What you need to do.
Word for word, print each line of the listing below; pictures stay out.

---

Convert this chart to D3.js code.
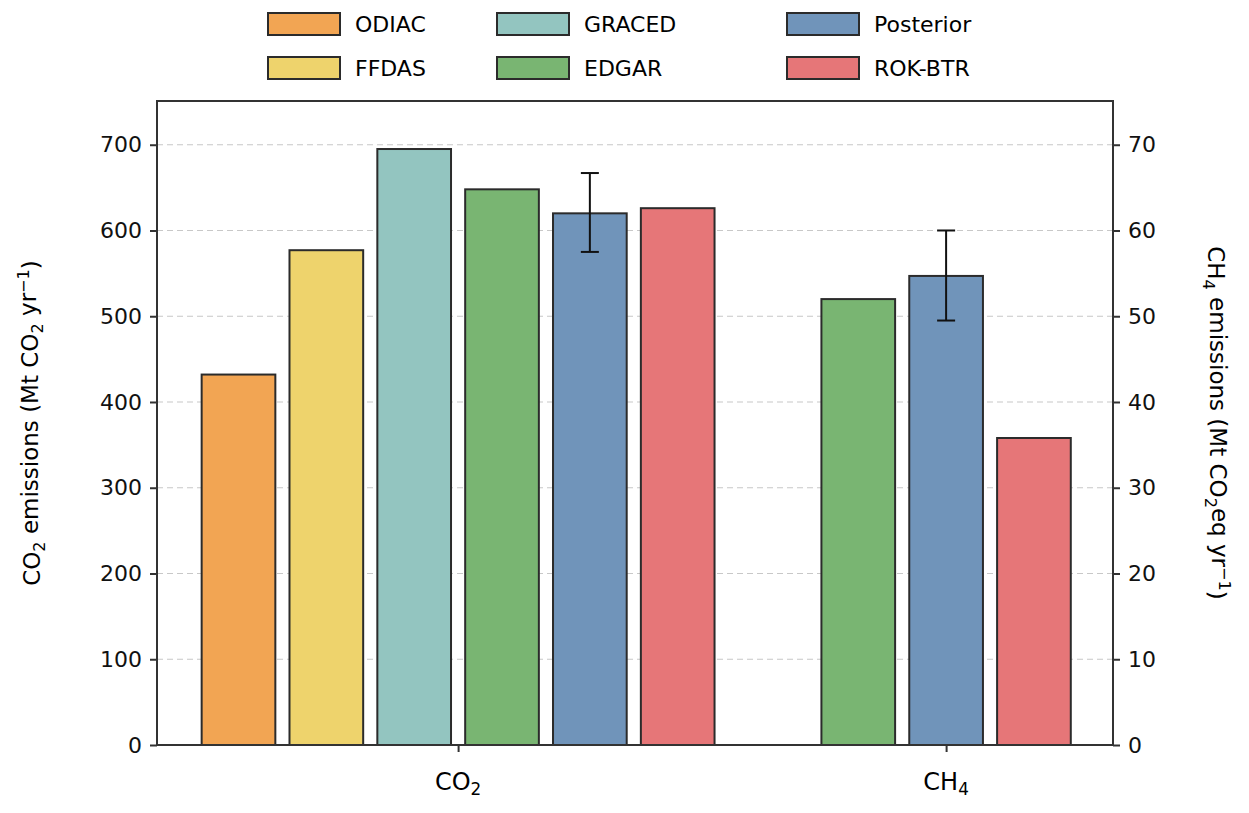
<!DOCTYPE html>
<html><head><meta charset="utf-8">
<script src="https://cdn.jsdelivr.net/npm/d3@7"></script>
<style>body{margin:0;background:#fff;font-family:"DejaVu Sans",sans-serif;}</style>
</head><body>
<svg id="chart" width="1249" height="813"></svg>
<script>
// data
var sources = ["ODIAC", "FFDAS", "GRACED", "EDGAR", "Posterior", "ROK-BTR"];
var colors = ["#f2a553", "#eed36c", "#93c5c0", "#79b572", "#7094ba", "#e67678"];
var co2Values = [432, 577, 695, 648, 620, 626];
var co2Err = [null, null, null, null, [575, 667], null];
var ch4Sources = ["EDGAR", "Posterior", "ROK-BTR"];
var ch4Values = [52.0, 54.7, 35.8];
var ch4Err = [null, [49.5, 60.0], null];
var leftTicks = [0, 100, 200, 300, 400, 500, 600, 700];
var rightTicks = [0, 10, 20, 30, 40, 50, 60, 70];

var svg = d3.select("#chart");
var margin = {left: 157, right: 1113, top: 101, bottom: 745};

var x = d3.scaleLinear().domain([-0.617, 1.342]).range([margin.left, margin.right]);
var yL = d3.scaleLinear().domain([0, 751]).range([margin.bottom, margin.top]);
var yR = d3.scaleLinear().domain([0, 75.1]).range([margin.bottom, margin.top]);
var step = 0.18, bw = 0.151;

// grid
svg.append("g").selectAll("line").data(leftTicks.slice(1)).enter().append("line")
    .attr("x1", margin.left).attr("x2", margin.right)
    .attr("y1", function(d){ return yL(d); }).attr("y2", function(d){ return yL(d); })
    .attr("stroke", "#c8c8c8").attr("stroke-dasharray", "6,4").attr("stroke-width", 1.2);

function drawBars(names, vals, errs, center, offset0, scale) {
    var g = svg.append("g");
    names.forEach(function(n, i) {
        var cx = center + (offset0 + i) * step;
        var c = colors[sources.indexOf(n)];
        g.append("rect")
            .attr("x", x(cx - bw / 2)).attr("width", x(bw) - x(0))
            .attr("y", scale(vals[i])).attr("height", scale(0) - scale(vals[i]))
            .attr("fill", c).attr("stroke", "#2b2b2b").attr("stroke-width", 2);
        if (errs[i]) {
            var px = x(cx);
            g.append("line").attr("x1", px).attr("x2", px)
                .attr("y1", scale(errs[i][0])).attr("y2", scale(errs[i][1]))
                .attr("stroke", "#111").attr("stroke-width", 2);
            errs[i].forEach(function(v) {
                g.append("line").attr("x1", px - 9).attr("x2", px + 9)
                    .attr("y1", scale(v)).attr("y2", scale(v))
                    .attr("stroke", "#111").attr("stroke-width", 2);
            });
        }
    });
}
drawBars(sources, co2Values, co2Err, 0, -2.5, yL);
drawBars(ch4Sources, ch4Values, ch4Err, 1, -1, yR);

// frame
svg.append("rect").attr("x", margin.left).attr("y", margin.top)
    .attr("width", margin.right - margin.left).attr("height", margin.bottom - margin.top)
    .attr("fill", "none").attr("stroke", "#333").attr("stroke-width", 2);

// axes
var ax = svg.append("g").attr("transform", "translate(" + margin.left + ",0)")
    .call(d3.axisLeft(yL).tickValues(leftTicks).tickSize(7).tickPadding(8));
var axR = svg.append("g").attr("transform", "translate(" + margin.right + ",0)")
    .call(d3.axisRight(yR).tickValues(rightTicks).tickSize(7).tickPadding(8));
var axB = svg.append("g").attr("transform", "translate(0," + margin.bottom + ")")
    .call(d3.axisBottom(x).tickValues([0, 1]).tickSize(7).tickFormat(function(){ return ""; }));
[ax, axR, axB].forEach(function(a) {
    a.select(".domain").remove();
    a.selectAll("line").attr("stroke", "#333").attr("stroke-width", 2);
    a.selectAll("text").attr("font-size", 22).attr("fill", "#111").attr("font-family", "DejaVu Sans");
});

// category labels with subscripts
function subLabel(parent, base, sub, post) {
    parent.append("tspan").text(base);
    parent.append("tspan").text(sub).attr("font-size", "0.7em").attr("dy", "0.3em");
    if (post !== undefined) parent.append("tspan").text(post).attr("dy", "-0.3em");
}
var t1 = svg.append("text").attr("x", x(0)).attr("y", 790).attr("text-anchor", "middle").attr("font-size", 24);
subLabel(t1, "CO", "2");
var t2 = svg.append("text").attr("x", x(1)).attr("y", 790).attr("text-anchor", "middle").attr("font-size", 24);
subLabel(t2, "CH", "4");

// y labels
var yl = svg.append("text").attr("transform", "translate(40,423) rotate(-90)")
    .attr("text-anchor", "middle").attr("font-size", 23);
yl.append("tspan").text("CO");
yl.append("tspan").text("2").attr("font-size", "0.7em").attr("dy", "0.3em");
yl.append("tspan").text(" emissions (Mt CO").attr("dy", "-0.3em");
yl.append("tspan").text("2").attr("font-size", "0.7em").attr("dy", "0.3em");
yl.append("tspan").text(" yr").attr("dy", "-0.3em");
yl.append("tspan").text("\u22121").attr("font-size", "0.7em").attr("dy", "-0.45em");
yl.append("tspan").text(")").attr("dy", "0.45em");

var yr = svg.append("text").attr("transform", "translate(1208,423) rotate(90)")
    .attr("text-anchor", "middle").attr("font-size", 23);
yr.append("tspan").text("CH");
yr.append("tspan").text("4").attr("font-size", "0.7em").attr("dy", "0.3em");
yr.append("tspan").text(" emissions (Mt CO").attr("dy", "-0.3em");
yr.append("tspan").text("2").attr("font-size", "0.7em").attr("dy", "0.3em");
yr.append("tspan").text("eq yr").attr("dy", "-0.3em");
yr.append("tspan").text("\u22121").attr("font-size", "0.7em").attr("dy", "-0.45em");
yr.append("tspan").text(")").attr("dy", "0.45em");

// legend
var legCols = [268, 497, 787];
var legOrder = [["ODIAC", "FFDAS"], ["GRACED", "EDGAR"], ["Posterior", "ROK-BTR"]];
legOrder.forEach(function(col, ci) {
    col.forEach(function(n, ri) {
        var yy = 24 + ri * 44;
        svg.append("rect").attr("x", legCols[ci]).attr("y", yy - 11).attr("width", 72).attr("height", 22)
            .attr("fill", colors[sources.indexOf(n)]).attr("stroke", "#2b2b2b").attr("stroke-width", 2);
        svg.append("text").attr("x", legCols[ci] + 87).attr("y", yy + 8).attr("font-size", 22).text(n);
    });
});
</script>
</body></html>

---

The reply.
Convert this chart to D3.js code.
<!DOCTYPE html>
<html><head><meta charset="utf-8">
<script src="https://cdn.jsdelivr.net/npm/d3@7"></script>
<style>body{margin:0;background:#fff;font-family:"DejaVu Sans",sans-serif;}</style>
</head><body>
<svg id="chart" width="1249" height="813"></svg>
<script>
// data
var sources = ["ODIAC", "FFDAS", "GRACED", "EDGAR", "Posterior", "ROK-BTR"];
var colors = ["#f2a553", "#eed36c", "#93c5c0", "#79b572", "#7094ba", "#e67678"];
var co2Values = [432, 577, 695, 648, 620, 626];
var co2Err = [null, null, null, null, [575, 667], null];
var ch4Sources = ["EDGAR", "Posterior", "ROK-BTR"];
var ch4Values = [52.0, 54.7, 35.8];
var ch4Err = [null, [49.5, 60.0], null];
var leftTicks = [0, 100, 200, 300, 400, 500, 600, 700];
var rightTicks = [0, 10, 20, 30, 40, 50, 60, 70];

var svg = d3.select("#chart");
var margin = {left: 157, right: 1113, top: 101, bottom: 745};

var x = d3.scaleLinear().domain([-0.617, 1.342]).range([margin.left, margin.right]);
var yL = d3.scaleLinear().domain([0, 751]).range([margin.bottom, margin.top]);
var yR = d3.scaleLinear().domain([0, 75.1]).range([margin.bottom, margin.top]);
var step = 0.18, bw = 0.151;

// grid
svg.append("g").selectAll("line").data(leftTicks.slice(1)).enter().append("line")
    .attr("x1", margin.left).attr("x2", margin.right)
    .attr("y1", function(d){ return yL(d); }).attr("y2", function(d){ return yL(d); })
    .attr("stroke", "#c8c8c8").attr("stroke-dasharray", "6,4").attr("stroke-width", 1.2);

function drawBars(names, vals, errs, center, offset0, scale) {
    var g = svg.append("g");
    names.forEach(function(n, i) {
        var cx = center + (offset0 + i) * step;
        var c = colors[sources.indexOf(n)];
        g.append("rect")
            .attr("x", x(cx - bw / 2)).attr("width", x(bw) - x(0))
            .attr("y", scale(vals[i])).attr("height", scale(0) - scale(vals[i]))
            .attr("fill", c).attr("stroke", "#2b2b2b").attr("stroke-width", 2);
        if (errs[i]) {
            var px = x(cx);
            g.append("line").attr("x1", px).attr("x2", px)
                .attr("y1", scale(errs[i][0])).attr("y2", scale(errs[i][1]))
                .attr("stroke", "#111").attr("stroke-width", 2);
            errs[i].forEach(function(v) {
                g.append("line").attr("x1", px - 9).attr("x2", px + 9)
                    .attr("y1", scale(v)).attr("y2", scale(v))
                    .attr("stroke", "#111").attr("stroke-width", 2);
            });
        }
    });
}
drawBars(sources, co2Values, co2Err, 0, -2.5, yL);
drawBars(ch4Sources, ch4Values, ch4Err, 1, -1, yR);

// frame
svg.append("rect").attr("x", margin.left).attr("y", margin.top)
    .attr("width", margin.right - margin.left).attr("height", margin.bottom - margin.top)
    .attr("fill", "none").attr("stroke", "#333").attr("stroke-width", 2);

// axes
var ax = svg.append("g").attr("transform", "translate(" + margin.left + ",0)")
    .call(d3.axisLeft(yL).tickValues(leftTicks).tickSize(7).tickPadding(8));
var axR = svg.append("g").attr("transform", "translate(" + margin.right + ",0)")
    .call(d3.axisRight(yR).tickValues(rightTicks).tickSize(7).tickPadding(8));
var axB = svg.append("g").attr("transform", "translate(0," + margin.bottom + ")")
    .call(d3.axisBottom(x).tickValues([0, 1]).tickSize(7).tickFormat(function(){ return ""; }));
[ax, axR, axB].forEach(function(a) {
    a.select(".domain").remove();
    a.selectAll("line").attr("stroke", "#333").attr("stroke-width", 2);
    a.selectAll("text").attr("font-size", 22).attr("fill", "#111").attr("font-family", "DejaVu Sans");
});

// category labels with subscripts
function subLabel(parent, base, sub, post) {
    parent.append("tspan").text(base);
    parent.append("tspan").text(sub).attr("font-size", "0.7em").attr("dy", "0.3em");
    if (post !== undefined) parent.append("tspan").text(post).attr("dy", "-0.3em");
}
var t1 = svg.append("text").attr("x", x(0)).attr("y", 790).attr("text-anchor", "middle").attr("font-size", 24);
subLabel(t1, "CO", "2");
var t2 = svg.append("text").attr("x", x(1)).attr("y", 790).attr("text-anchor", "middle").attr("font-size", 24);
subLabel(t2, "CH", "4");

// y labels
var yl = svg.append("text").attr("transform", "translate(40,423) rotate(-90)")
    .attr("text-anchor", "middle").attr("font-size", 23);
yl.append("tspan").text("CO");
yl.append("tspan").text("2").attr("font-size", "0.7em").attr("dy", "0.3em");
yl.append("tspan").text(" emissions (Mt CO").attr("dy", "-0.3em");
yl.append("tspan").text("2").attr("font-size", "0.7em").attr("dy", "0.3em");
yl.append("tspan").text(" yr").attr("dy", "-0.3em");
yl.append("tspan").text("\u22121").attr("font-size", "0.7em").attr("dy", "-0.45em");
yl.append("tspan").text(")").attr("dy", "0.45em");

var yr = svg.append("text").attr("transform", "translate(1208,423) rotate(90)")
    .attr("text-anchor", "middle").attr("font-size", 23);
yr.append("tspan").text("CH");
yr.append("tspan").text("4").attr("font-size", "0.7em").attr("dy", "0.3em");
yr.append("tspan").text(" emissions (Mt CO").attr("dy", "-0.3em");
yr.append("tspan").text("2").attr("font-size", "0.7em").attr("dy", "0.3em");
yr.append("tspan").text("eq yr").attr("dy", "-0.3em");
yr.append("tspan").text("\u22121").attr("font-size", "0.7em").attr("dy", "-0.45em");
yr.append("tspan").text(")").attr("dy", "0.45em");

// legend
var legCols = [268, 497, 787];
var legOrder = [["ODIAC", "FFDAS"], ["GRACED", "EDGAR"], ["Posterior", "ROK-BTR"]];
legOrder.forEach(function(col, ci) {
    col.forEach(function(n, ri) {
        var yy = 24 + ri * 44;
        svg.append("rect").attr("x", legCols[ci]).attr("y", yy - 11).attr("width", 72).attr("height", 22)
            .attr("fill", colors[sources.indexOf(n)]).attr("stroke", "#2b2b2b").attr("stroke-width", 2);
        svg.append("text").attr("x", legCols[ci] + 87).attr("y", yy + 8).attr("font-size", 22).text(n);
    });
});
</script>
</body></html>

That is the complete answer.